### Given material

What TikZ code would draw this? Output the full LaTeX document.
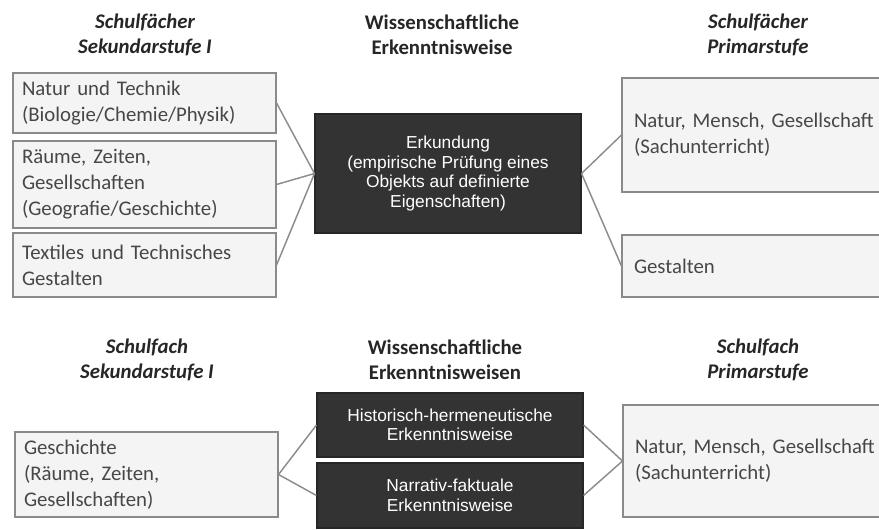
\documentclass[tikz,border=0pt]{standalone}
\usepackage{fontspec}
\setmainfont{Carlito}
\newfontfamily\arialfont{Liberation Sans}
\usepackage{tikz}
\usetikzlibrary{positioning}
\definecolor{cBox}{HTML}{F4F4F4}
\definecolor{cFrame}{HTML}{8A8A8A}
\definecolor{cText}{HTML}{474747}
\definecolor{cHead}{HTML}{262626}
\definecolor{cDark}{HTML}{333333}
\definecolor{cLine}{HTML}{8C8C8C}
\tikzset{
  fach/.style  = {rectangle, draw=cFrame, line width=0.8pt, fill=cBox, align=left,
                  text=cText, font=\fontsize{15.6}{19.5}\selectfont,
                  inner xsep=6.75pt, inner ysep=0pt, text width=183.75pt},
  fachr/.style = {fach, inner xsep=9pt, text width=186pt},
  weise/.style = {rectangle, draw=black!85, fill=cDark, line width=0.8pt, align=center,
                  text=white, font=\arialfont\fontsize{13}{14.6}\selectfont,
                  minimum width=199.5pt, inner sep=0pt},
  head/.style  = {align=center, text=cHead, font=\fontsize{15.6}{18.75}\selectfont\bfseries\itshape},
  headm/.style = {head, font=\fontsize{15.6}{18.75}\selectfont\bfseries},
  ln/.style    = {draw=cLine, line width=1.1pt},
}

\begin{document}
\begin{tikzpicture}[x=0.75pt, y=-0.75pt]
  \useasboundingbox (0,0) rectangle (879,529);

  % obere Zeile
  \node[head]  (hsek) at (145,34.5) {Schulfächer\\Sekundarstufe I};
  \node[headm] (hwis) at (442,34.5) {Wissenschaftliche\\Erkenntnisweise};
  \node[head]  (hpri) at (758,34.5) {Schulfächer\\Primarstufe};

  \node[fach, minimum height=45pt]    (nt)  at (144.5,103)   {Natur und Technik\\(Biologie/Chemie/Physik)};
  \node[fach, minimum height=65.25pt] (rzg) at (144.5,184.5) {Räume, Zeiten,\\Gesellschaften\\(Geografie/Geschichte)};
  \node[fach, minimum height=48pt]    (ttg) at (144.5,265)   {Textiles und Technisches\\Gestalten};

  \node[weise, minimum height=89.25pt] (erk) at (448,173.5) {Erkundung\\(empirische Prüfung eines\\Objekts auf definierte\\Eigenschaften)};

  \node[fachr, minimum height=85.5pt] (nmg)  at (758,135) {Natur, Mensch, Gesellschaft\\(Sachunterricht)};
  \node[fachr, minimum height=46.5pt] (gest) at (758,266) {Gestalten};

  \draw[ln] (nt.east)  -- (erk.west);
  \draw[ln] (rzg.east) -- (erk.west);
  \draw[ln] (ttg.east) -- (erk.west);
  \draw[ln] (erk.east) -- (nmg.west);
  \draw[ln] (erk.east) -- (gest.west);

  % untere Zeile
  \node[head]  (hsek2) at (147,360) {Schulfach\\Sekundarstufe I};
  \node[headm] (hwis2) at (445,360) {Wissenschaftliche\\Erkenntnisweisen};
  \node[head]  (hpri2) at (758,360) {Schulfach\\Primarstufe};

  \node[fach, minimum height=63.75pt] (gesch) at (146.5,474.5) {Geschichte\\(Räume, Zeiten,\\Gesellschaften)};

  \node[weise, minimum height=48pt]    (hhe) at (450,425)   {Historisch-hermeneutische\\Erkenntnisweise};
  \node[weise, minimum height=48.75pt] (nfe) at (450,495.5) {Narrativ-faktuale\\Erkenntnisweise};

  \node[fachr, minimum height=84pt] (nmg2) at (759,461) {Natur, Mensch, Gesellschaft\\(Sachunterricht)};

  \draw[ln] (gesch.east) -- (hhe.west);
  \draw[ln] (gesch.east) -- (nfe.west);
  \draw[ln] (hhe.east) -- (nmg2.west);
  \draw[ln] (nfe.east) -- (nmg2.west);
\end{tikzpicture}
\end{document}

### Task brief
Copy nothing but the lines from the top of the data down to the line containing "(0,0) rectangle (879,529);", and leave the pictures out.

### The completed task
What TikZ code would draw this? Output the full LaTeX document.
\documentclass[tikz,border=0pt]{standalone}
\usepackage{fontspec}
\setmainfont{Carlito}
\newfontfamily\arialfont{Liberation Sans}
\usepackage{tikz}
\usetikzlibrary{positioning}
\definecolor{cBox}{HTML}{F4F4F4}
\definecolor{cFrame}{HTML}{8A8A8A}
\definecolor{cText}{HTML}{474747}
\definecolor{cHead}{HTML}{262626}
\definecolor{cDark}{HTML}{333333}
\definecolor{cLine}{HTML}{8C8C8C}
\tikzset{
  fach/.style  = {rectangle, draw=cFrame, line width=0.8pt, fill=cBox, align=left,
                  text=cText, font=\fontsize{15.6}{19.5}\selectfont,
                  inner xsep=6.75pt, inner ysep=0pt, text width=183.75pt},
  fachr/.style = {fach, inner xsep=9pt, text width=186pt},
  weise/.style = {rectangle, draw=black!85, fill=cDark, line width=0.8pt, align=center,
                  text=white, font=\arialfont\fontsize{13}{14.6}\selectfont,
                  minimum width=199.5pt, inner sep=0pt},
  head/.style  = {align=center, text=cHead, font=\fontsize{15.6}{18.75}\selectfont\bfseries\itshape},
  headm/.style = {head, font=\fontsize{15.6}{18.75}\selectfont\bfseries},
  ln/.style    = {draw=cLine, line width=1.1pt},
}

\begin{document}
\begin{tikzpicture}[x=0.75pt, y=-0.75pt]
  \useasboundingbox (0,0) rectangle (879,529);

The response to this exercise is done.